##### STORED DATA #####
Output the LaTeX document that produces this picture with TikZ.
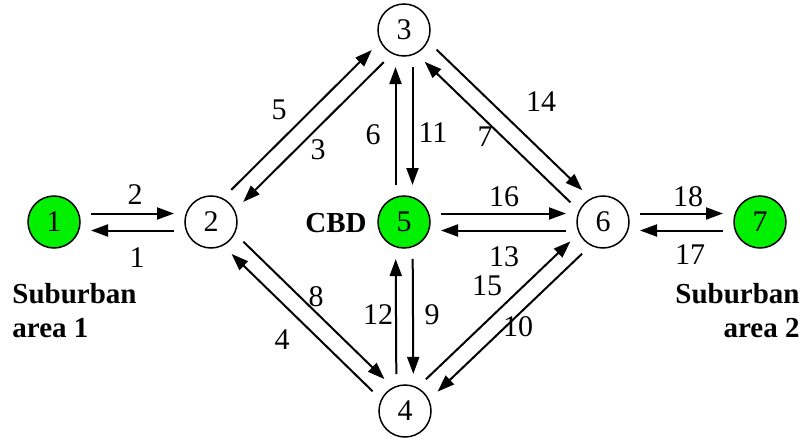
\documentclass[tikz,border=0pt]{standalone}
\usepackage{fontspec}
\setmainfont{Liberation Serif}
\usetikzlibrary{arrows.meta,calc}
\definecolor{zonegreen}{RGB}{0,240,0}
\tikzset{
  zone/.style={circle,draw,line width=0.75pt,minimum size=26pt,inner sep=0pt,font=\fontsize{15pt}{17pt}\selectfont},
  czone/.style={zone,fill=zonegreen},
  arr/.style={line width=1pt,-{Triangle[length=8.5pt,width=6pt]}},
  lab/.style={inner sep=0pt,font=\fontsize{15pt}{17pt}\selectfont},
  btxt/.style={inner sep=0pt,font=\fontsize{14.5pt}{17pt}\selectfont\bfseries}
}
\newcommand\dirarrow[2]{\draw[arr] ($(#1)!18.5pt!(#2)!4.25pt!90:(#2)$) -- ($(#2)!18.5pt!(#1)!4.25pt!-90:(#1)$);}
\begin{document}
\begin{tikzpicture}[x=0.5pt,y=-0.5pt]
\useasboundingbox (0,0) rectangle (804,439);
\node[czone] (n1) at (54,222) {1};
\node[zone]  (n2) at (211,222) {2};
\node[zone]  (n3) at (404,30) {3};
\node[czone] (n5) at (404,222) {5};
\node[zone]  (n6) at (603,222) {6};
\node[czone] (n7) at (760,222) {7};
\node[zone]  (n4) at (405,411) {4};
% links
\dirarrow{n1}{n2}
\dirarrow{n2}{n1}
\dirarrow{n5}{n6}
\dirarrow{n6}{n5}
\dirarrow{n6}{n7}
\dirarrow{n7}{n6}
\dirarrow{n2}{n3}
\dirarrow{n3}{n2}
\dirarrow{n5}{n3}
\dirarrow{n3}{n5}
\dirarrow{n3}{n6}
\dirarrow{n6}{n3}
\dirarrow{n2}{n4}
\dirarrow{n4}{n2}
\dirarrow{n4}{n5}
\dirarrow{n5}{n4}
\dirarrow{n4}{n6}
\dirarrow{n6}{n4}
% link labels
\node[lab] (l2) at (135,195) {2};
\node[lab] (l1) at (137,258) {1};
\node[lab] (l16) at (504,197) {16};
\node[lab] (l13) at (504,257) {13};
\node[lab] (l18) at (688,197) {18};
\node[lab] (l17) at (690,255) {17};
\node[lab] (l5) at (279,110) {5};
\node[lab] (l3) at (318,150) {3};
\node[lab] (l6) at (373,135) {6};
\node[lab] (l11) at (433,133) {11};
\node[lab] (l7) at (485,137) {7};
\node[lab] (l14) at (541,102) {14};
\node[lab] (l12) at (378,315) {12};
\node[lab] (l9) at (432,315) {9};
\node[lab] (l15) at (487,286) {15};
\node[lab] (l10) at (518,327) {10};
\node[lab] (l8) at (316,297) {8};
\node[lab] (l4) at (282,340) {4};
% area texts
\node[btxt,anchor=base west] (s1a) at (12,303) {Suburban};
\node[btxt,anchor=base west] (s1b) at (12,337) {area 1};
\node[btxt,anchor=base east] (s2a) at (800,303) {Suburban};
\node[btxt,anchor=base east] (s2b) at (800,337) {area 2};
\node[btxt,anchor=base east] (cbd) at (367,232) {CBD};
\end{tikzpicture}
\end{document}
#####
TASK:
Copy out all the data without changing anything, and drop the pictures.

THE RESPONSE:
Output the LaTeX document that produces this picture with TikZ.
\documentclass[tikz,border=0pt]{standalone}
\usepackage{fontspec}
\setmainfont{Liberation Serif}
\usetikzlibrary{arrows.meta,calc}
\definecolor{zonegreen}{RGB}{0,240,0}
\tikzset{
  zone/.style={circle,draw,line width=0.75pt,minimum size=26pt,inner sep=0pt,font=\fontsize{15pt}{17pt}\selectfont},
  czone/.style={zone,fill=zonegreen},
  arr/.style={line width=1pt,-{Triangle[length=8.5pt,width=6pt]}},
  lab/.style={inner sep=0pt,font=\fontsize{15pt}{17pt}\selectfont},
  btxt/.style={inner sep=0pt,font=\fontsize{14.5pt}{17pt}\selectfont\bfseries}
}
\newcommand\dirarrow[2]{\draw[arr] ($(#1)!18.5pt!(#2)!4.25pt!90:(#2)$) -- ($(#2)!18.5pt!(#1)!4.25pt!-90:(#1)$);}
\begin{document}
\begin{tikzpicture}[x=0.5pt,y=-0.5pt]
\useasboundingbox (0,0) rectangle (804,439);
\node[czone] (n1) at (54,222) {1};
\node[zone]  (n2) at (211,222) {2};
\node[zone]  (n3) at (404,30) {3};
\node[czone] (n5) at (404,222) {5};
\node[zone]  (n6) at (603,222) {6};
\node[czone] (n7) at (760,222) {7};
\node[zone]  (n4) at (405,411) {4};
% links
\dirarrow{n1}{n2}
\dirarrow{n2}{n1}
\dirarrow{n5}{n6}
\dirarrow{n6}{n5}
\dirarrow{n6}{n7}
\dirarrow{n7}{n6}
\dirarrow{n2}{n3}
\dirarrow{n3}{n2}
\dirarrow{n5}{n3}
\dirarrow{n3}{n5}
\dirarrow{n3}{n6}
\dirarrow{n6}{n3}
\dirarrow{n2}{n4}
\dirarrow{n4}{n2}
\dirarrow{n4}{n5}
\dirarrow{n5}{n4}
\dirarrow{n4}{n6}
\dirarrow{n6}{n4}
% link labels
\node[lab] (l2) at (135,195) {2};
\node[lab] (l1) at (137,258) {1};
\node[lab] (l16) at (504,197) {16};
\node[lab] (l13) at (504,257) {13};
\node[lab] (l18) at (688,197) {18};
\node[lab] (l17) at (690,255) {17};
\node[lab] (l5) at (279,110) {5};
\node[lab] (l3) at (318,150) {3};
\node[lab] (l6) at (373,135) {6};
\node[lab] (l11) at (433,133) {11};
\node[lab] (l7) at (485,137) {7};
\node[lab] (l14) at (541,102) {14};
\node[lab] (l12) at (378,315) {12};
\node[lab] (l9) at (432,315) {9};
\node[lab] (l15) at (487,286) {15};
\node[lab] (l10) at (518,327) {10};
\node[lab] (l8) at (316,297) {8};
\node[lab] (l4) at (282,340) {4};
% area texts
\node[btxt,anchor=base west] (s1a) at (12,303) {Suburban};
\node[btxt,anchor=base west] (s1b) at (12,337) {area 1};
\node[btxt,anchor=base east] (s2a) at (800,303) {Suburban};
\node[btxt,anchor=base east] (s2b) at (800,337) {area 2};
\node[btxt,anchor=base east] (cbd) at (367,232) {CBD};
\end{tikzpicture}
\end{document}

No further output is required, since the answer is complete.